Sunday, August 21, 2005

Weekly Movie Post

This time, there are only three entries, and 2 of them repeats - I ended up watching Love Me Tonight a couple more times, and saw 2046 again. That only leaves one new film, which may be the only film covered in this post. The other two I think will require some more detail, especially 2046 (since it is new, and, now that I've seen it in a proper setting, I think it might be one of the best films of the decade.)

Junebug *** - a fine movie about the South, about a Chicago based English gallery owner who marries a man from North Carolina, and visits his family in the process of recruiting an "outsider artist"... It then turns into a kind of city folk in the sticks culture clash film, but without the usual cliches. It's a good film - fascinating, accurate, sympathetic, to everyone - it is interesting about art, especially outsider art (which it links, subtly, to broader habits, of making things, of taking pride in making things - woodworking, cooking, sewing, etc.) - on outsider art, it gets both the ugliness and passion of people like the artist here, with his psychotic civil war. Structurally, it does some notable things as well - the way Alessandro Nivola almost completely disappears when he goes home, turning into his father and brother, silent, mysterious, only emerging in a couple scenes - singing in church, the aftermath of the main plot event in the film... It's right - the way he changes when he's home - keeping his counsel, not wanting to reject them, but not part of them anymore either...

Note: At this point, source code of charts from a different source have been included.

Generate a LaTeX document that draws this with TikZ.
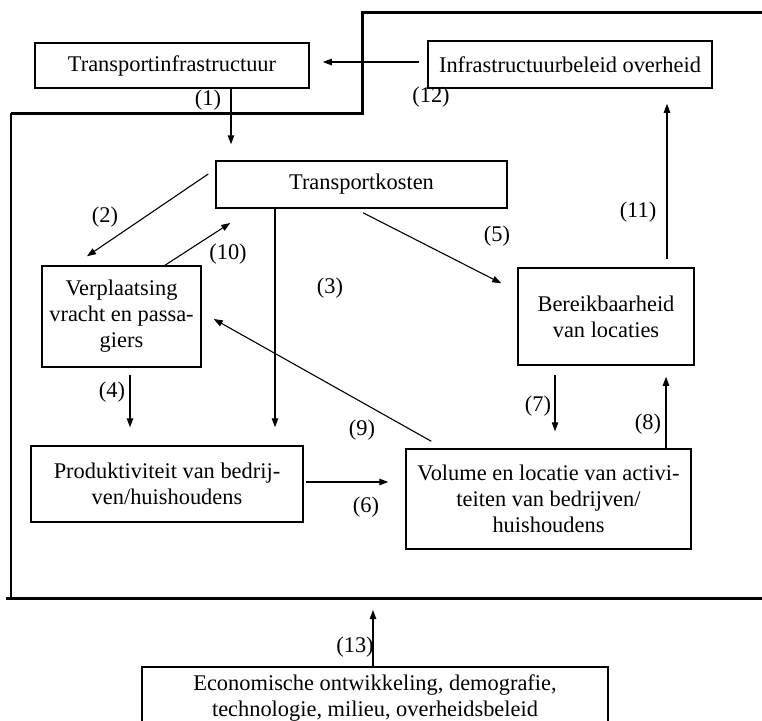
\documentclass[tikz,border=0pt]{standalone}
\usepackage{fontspec}
\setmainfont{Liberation Serif}
\usetikzlibrary{arrows.meta,calc}
\begin{document}
\begin{tikzpicture}[x=1pt,y=-1pt,
  txt/.style={font=\fontsize{22.4}{26}\selectfont},
  box/.style={draw, line width=1.5pt, inner sep=0pt, align=center, txt},
  lbl/.style={inner sep=0pt, txt},
  arr/.style={line width=1.1pt, -{Triangle[length=9pt,width=6.5pt]}},
  frame/.style={line width=3pt},
  thinframe/.style={line width=1.7pt}]
\clip (0,0) rectangle (762,720);
\useasboundingbox (0,0) rectangle (762,720);
\fill[white] (0,0) rectangle (762,720);

% frame
\draw[frame] (762,12) -- (362,12) -- (362,113) -- (11,113);
\draw[thinframe] (11,113) -- (11,598);
\draw[frame] (6,598) -- (762,598);
\coordinate (frameS) at (373,598);

% boxes
\node[box, minimum width=274pt, minimum height=45pt] (ti) at (172,65.5) {Transportinfrastructuur};
\node[box, minimum width=284pt, minimum height=47pt] (ib) at (570,64.5) {Infrastructuurbeleid overheid};
\node[box, minimum width=291pt, minimum height=47pt] (tk) at (361.5,184.5) {Transportkosten};
\node[box, minimum width=159pt, minimum height=101pt] (vp) at (121.5,316.5) {Verplaatsing\\vracht en passa-\\giers};
\node[box, minimum width=176pt, minimum height=97pt] (br) at (606,316.5) {Bereikbaarheid\\van locaties};
\node[box, minimum width=272pt, minimum height=76pt] (pr) at (167,484) {Produktiviteit van bedrij-\\ven/huishoudens};
\node[box, minimum width=285pt, minimum height=100pt] (vl) at (548.5,499) {Volume en locatie van activi-\\teiten van bedrijven/\\huishoudens};
\node[box, minimum width=466pt, minimum height=62pt, anchor=north] (ec) at (375,666) {};
\node[lbl, align=center] (ect) at (375,698) {Economische ontwikkeling, demografie,\\technologie, milieu, overheidsbeleid};

% connectors
\draw[arr, shorten >=16pt] (231,0 |- ti.south) -- (231,0 |- tk.north);
\draw[arr, shorten <=8pt, shorten >=13pt] (ib.west |- 0,62) -- (ti.east |- 0,62);
\draw[arr] ($(tk.west)+(-7,-10.5)$) -- ($(vp.north)+(-34.5,-9)$);
\draw[arr] (165,0 |- vp.north) -- ($(tk.west)+(15,38.5)$);
\draw[arr, shorten >=18pt] (275,0 |- tk.south) -- (275,0 |- pr.north);
\draw[arr] ($(363,0 |- tk.south)+(0,4)$) -- ($(br.north west)+(-16,16)$);
\draw[arr, shorten <=8pt, shorten >=15pt] (667,0 |- br.north) -- (667,0 |- ib.south);
\draw[arr, shorten <=7pt, shorten >=18pt] (130,0 |- vp.south) -- (130,0 |- pr.north);
\draw[arr, shorten <=9pt, shorten >=17pt] (555,0 |- br.south) -- (555,0 |- vl.north);
\draw[arr, shorten >=11pt] (666,0 |- vl.north) -- (666,0 |- br.south);
\draw[arr] ($(vl.north west)+(26,-7)$) -- ($(vp.east)+(12,2.5)$);
\draw[arr, shorten <=2pt, shorten >=17pt] (pr.east |- 0,482) -- (vl.west |- 0,482);
\draw[arr, shorten >=12pt] (373,0 |- ec.north) -- (frameS);

% labels
\node[lbl] (l1) at (208,100) {(1)};
\node[lbl] (l12) at (431,97) {(12)};
\node[lbl] (l2) at (105,217) {(2)};
\node[lbl] (l10) at (228,254) {(10)};
\node[lbl] (l3) at (330,288) {(3)};
\node[lbl] (l5) at (497,236) {(5)};
\node[lbl] (l11) at (638,212) {(11)};
\node[lbl] (l4) at (112,392) {(4)};
\node[lbl] (l7) at (538,406) {(7)};
\node[lbl] (l8) at (648,424) {(8)};
\node[lbl] (l9) at (362,430) {(9)};
\node[lbl] (l6) at (366,507) {(6)};
\node[lbl] (l13) at (355,647) {(13)};
\end{tikzpicture}
\end{document}
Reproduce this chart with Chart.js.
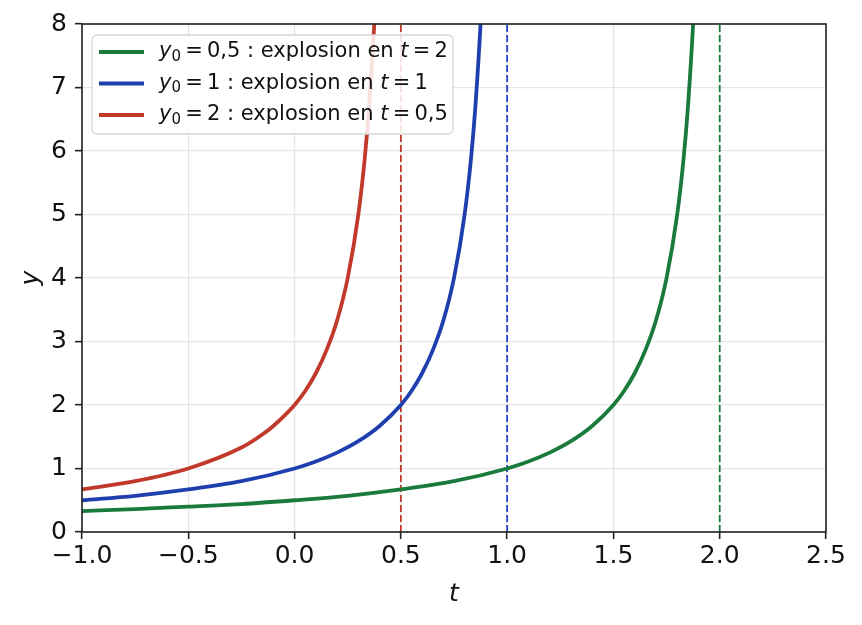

Stylistically, it's a well made indie type film with more than the usual ration of explicit Ozu references. I do mean explicit - credits on burlap, use of transition shots (within scenes even), the little tour Morrison gives of the house - as well as the broader influence of the story, the family dynamics, etc. It's not slavish imitation, and avoids the more obvious (and jolting) elements of Ozu's style - the frontal compositions, 180 degree cuts, the graphic matches and so on (which directors like Wes Anderson have adopted wholesale) - and some of the semantic elements (kids, marriages - though this is about marriage and leaving home, just seen from after the fact instead of before). But it's a clear homage, which Morrison has acknowledged.